Na sequência retomamos nossa rota, subindo sem pressa os 200m de desnível serra acima, onde ignoramos a entrada pra queda da Água Fina, audível na parte alta do trajeto. A colérica araponga embalava a trilha sonora na mata enqto o firmamento alternava-se entre brumas e ceu cinza e opaco. Após o colo serrano veio a descida, onde ganhamos mais velocidade e a Priscila passou a se apoiar sobre dois pedaços de madeira q serviram feito bastões, pois queixava-se de dores no joelho. E após os trocentos matacões e grotões q pipocam pela encosta, logo a mata secundária deu lugar aos tradicionais reflorestamentos de eucaliptos, qdo desembocamos numa estradinha secundária, la pelas 16hrs.
Dali em diante td transcorreu sem percalços, pois praticamente refazia uma rota q já tinha palmilhado coisa de duas semanas a trás.

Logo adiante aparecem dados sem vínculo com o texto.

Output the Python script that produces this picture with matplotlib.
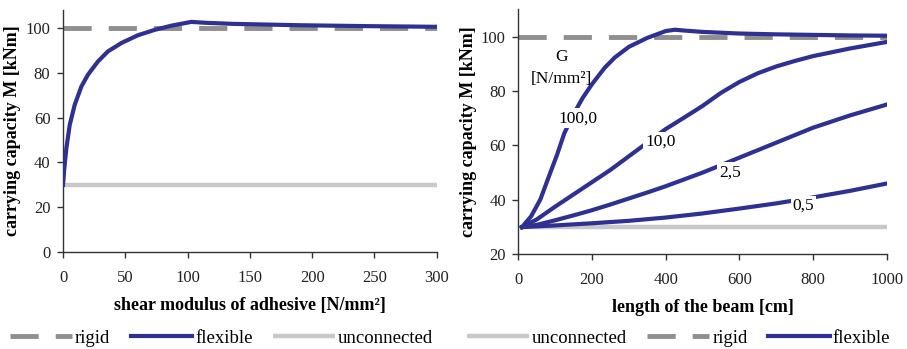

A paisagem, no entanto, se diferenciava pela presença maciça de névoa e serração. Do maciço da Pedra do Sapo, nem sinal. Caímos nos fundos duma fazenda, deixando a cachorrada em polvorosa. Felizmente os pulguentos estavam amarrados, a exceção de dois minúsculos vira-latas q faziam questão de mostrar serviço pra seus donos. E assim pisamos na Estrada da Adutora, q bastou tocar até o final. Chegamos em Manoel Ferreira por volta das 17hrs, onde desabamos no tradicional “Bar do Sandro” e nos deliciamos de breja e porções de calabreja acebolada e de churrasco enqto aguardávamos condução de volta.
É verdade, não encontramos o tal “Poço das Moças de Biritiba-Mirim”, o q pode figurar como retumbante fracasso daquela “expedição dominical”. Da mesma forma q outras lendas e causos da região, como por exemplo o “Rancho do Grilo”, td pode não passar disso mesmo, isto é, de lenda. Ou, na melhor das hipóteses, deveríamos conseguir mais infos confiáveis e retornar naquele cafundó serrano, pois buscar algo incerto era o mesmo procurar uma “agulha num palheiro”. Por outro lado, aquela busca infrutífera estava longe de parecer perda de tempo. Não tropeçamos com poço algum, mas palmilhamos cerca de 20kms dum setor selvagem do “Sertãozinho do Tietê”, passando por duas lindas quedas pouco (ou nada) visadas. Só assim pra dar sentido dum famoso verso de Fernando Pessoa, ao afirmar q “td vale a pena qdo a alma não é pequena”. Pois é, viver é se arriscar. E isso se aplica pra td na vida.